The IPO market has been marked by poor pricing, pulled deals and delayed offerings in recent months. IPOs accounted for 11.3 percent of equity capital markets activity in the first quarter, down from 20.6 percent a year earlier, according to Thomson Reuters data.
This week’s IPOs signaled a turnaround with shares of business technology companies Splunk Inc (SPLK.O) and Infoblox Inc BLOX.N as well as luxury bag maker Tumi Holdings Inc TUMI.N soaring on their first trading day.
Midstates shares opened 2 percent above their IPO price. The company had priced its offering at $13 per share, significantly below its expected range of $16 to $18.
Oil and gas companies have found it difficult to attract investors on their debut trading days. Of the 19 energy companies that have gone public in the last year, only Oiltanking Partners OILT.N opened more than 10 percent above the IPO price.

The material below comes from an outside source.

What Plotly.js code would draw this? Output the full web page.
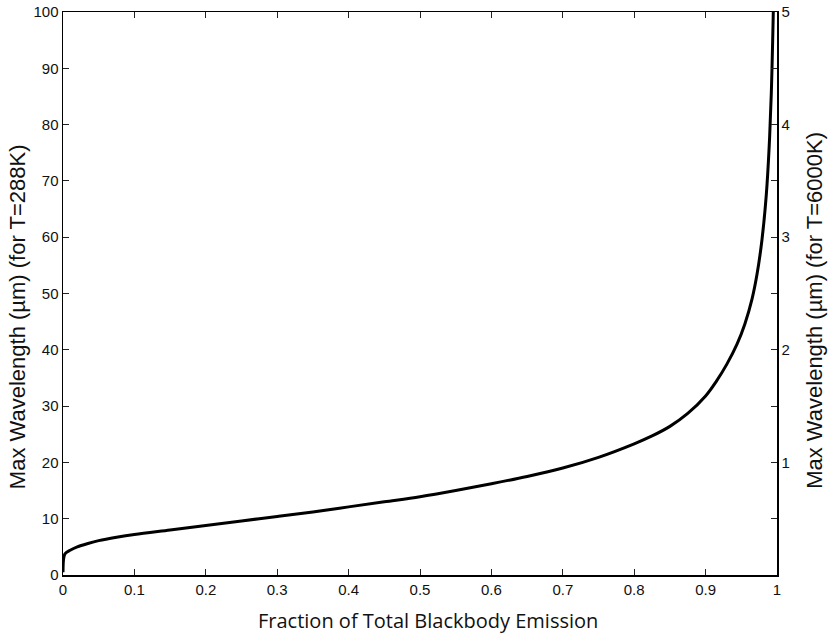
<!DOCTYPE html>
<html>
<head>
<meta charset="utf-8">
<script src="https://cdn.plot.ly/plotly-3.0.1.min.js"></script>
<style>html,body{margin:0;padding:0;background:#fff;}#chart{width:829px;height:634px;}</style>
</head>
<body>
<div id="chart"></div>
<script>
// Fraction of total blackbody emission (x) vs max wavelength in µm for T=288K (y)
const fraction = [0, 0.001, 0.003, 0.01, 0.02, 0.035, 0.05, 0.075, 0.1, 0.15, 0.2, 0.25, 0.3, 0.35, 0.4, 0.45, 0.5, 0.55, 0.6, 0.65, 0.7, 0.75, 0.8, 0.825, 0.85, 0.875, 0.9, 0.915, 0.93, 0.944, 0.955, 0.965, 0.972, 0.979, 0.985, 0.989, 0.992, 0.9948];
const wavelength288 = [0.5, 3.0, 3.8, 4.4, 5.0, 5.6, 6.1, 6.7, 7.2, 8.0, 8.8, 9.6, 10.4, 11.2, 12.1, 13.0, 13.9, 15.0, 16.2, 17.5, 19.0, 20.9, 23.3, 24.7, 26.4, 28.7, 31.8, 34.4, 37.5, 41.0, 44.6, 49.0, 53.4, 59.6, 67.5, 76.0, 85.5, 100];

const xTickVals = [0, 0.1, 0.2, 0.3, 0.4, 0.5, 0.6, 0.7, 0.8, 0.9, 1];
const xTickText = ['0', '0.1', '0.2', '0.3', '0.4', '0.5', '0.6', '0.7', '0.8', '0.9', '1'];
const yLeftTicks = [0, 10, 20, 30, 40, 50, 60, 70, 80, 90, 100];
const yRightTickVals = [0.5, 1, 1.5, 2, 2.5, 3, 3.5, 4, 4.5, 5];
const yRightTickText = ['', '1', '', '2', '', '3', '', '4', '', '5'];

const xTitle = 'Fraction of Total Blackbody Emission';
const yLeftTitle = 'Max Wavelength (µm) (for T=288K)';
const yRightTitle = 'Max Wavelength (µm) (for T=6000K)';

const tickFont = {family: 'Liberation Sans, Arial, sans-serif', size: 15, color: '#111'};
const xTitleFont = {family: 'Open Sans, Noto Sans, sans-serif', size: 20, color: '#111'};
const yTitleFont = {family: 'Liberation Sans, Arial, sans-serif', size: 22, color: '#111'};

const traces = [
  {
    x: fraction, y: wavelength288, type: 'scatter', mode: 'lines',
    line: {color: '#000', width: 3, shape: 'spline', smoothing: 1},
    hoverinfo: 'x+y', showlegend: false
  },
  {
    x: [0], y: [0], yaxis: 'y2', type: 'scatter', mode: 'markers',
    marker: {opacity: 0}, hoverinfo: 'skip', showlegend: false
  }
];

const layout = {
  width: 829, height: 634,
  margin: {l: 63, r: 52, t: 12, b: 59},
  paper_bgcolor: '#fff', plot_bgcolor: '#fff',
  showlegend: false,
  xaxis: {
    range: [0, 1], tickvals: xTickVals, ticktext: xTickText,
    ticks: 'inside', ticklen: 6, tickwidth: 1, tickcolor: '#222',
    showline: true, linecolor: '#000', linewidth: 1.5, mirror: 'ticks',
    showgrid: false, zeroline: false, tickfont: tickFont, automargin: false
  },
  yaxis: {
    range: [0, 100], tickvals: yLeftTicks,
    ticks: 'inside', ticklen: 6, tickwidth: 1, tickcolor: '#222',
    showline: true, linecolor: '#000', linewidth: 1.5, mirror: false,
    showgrid: false, zeroline: false, tickfont: tickFont, automargin: false
  },
  yaxis2: {
    range: [0, 5], overlaying: 'y', side: 'right',
    tickvals: yRightTickVals, ticktext: yRightTickText,
    ticks: 'inside', ticklen: 6, tickwidth: 1, tickcolor: '#222',
    showline: true, linecolor: '#000', linewidth: 1.5,
    showgrid: false, zeroline: false, tickfont: tickFont, automargin: false
  },
  annotations: [
    {text: xTitle, xref: 'paper', yref: 'paper', x: 0.511, y: -0.0817,
     xanchor: 'center', yanchor: 'middle', showarrow: false, font: xTitleFont},
    {text: yLeftTitle, xref: 'paper', yref: 'paper', x: -0.0644, y: 0.458, textangle: -90,
     xanchor: 'center', yanchor: 'middle', showarrow: false, font: yTitleFont},
    {text: yRightTitle, xref: 'paper', yref: 'paper', x: 1.053, y: 0.4707, textangle: -90,
     xanchor: 'center', yanchor: 'middle', showarrow: false, font: yTitleFont}
  ]
};

Plotly.newPlot('chart', traces, layout, {displayModeBar: false, staticPlot: true});
</script>
</body>
</html>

“Oil & gas companies are extremely risky...they are exposed to geopolitical conditions, to volatility of fuel prices... This makes investors wary,” said Scott Sweet, senior managing partner at IPO Boutique.
Houston-based Midstates Petroleum offered 18 million shares and the selling stockholders the remaining 6 million.
Private investment firm First Reserve cut its stake in the company to 47 percent from 77 percent.
Midstates Petroleum focuses on oilfields in Louisiana that were discovered by major oil companies in the 1940s and 1950s, but left under-developed because of low oil prices, the adoption of a state-level severance tax and other regulatory hurdles.
The company’s average daily production has grown to 7,499 barrels of oil equivalent per day in 2011 from 995 in 2008.
It has drilled 57 gross wells, 93 percent of which are in commercial production, in the same period. The company expects to drill 67 wells this year.
Midstates’ 2011 revenue more than tripled to $209.4 million from 2010. It reported net income of $16.7 million, compared with a loss of $15.6 million in 2010.
Shares of the company were trading up 15 percent at $14.95 on the New York Stock Exchange.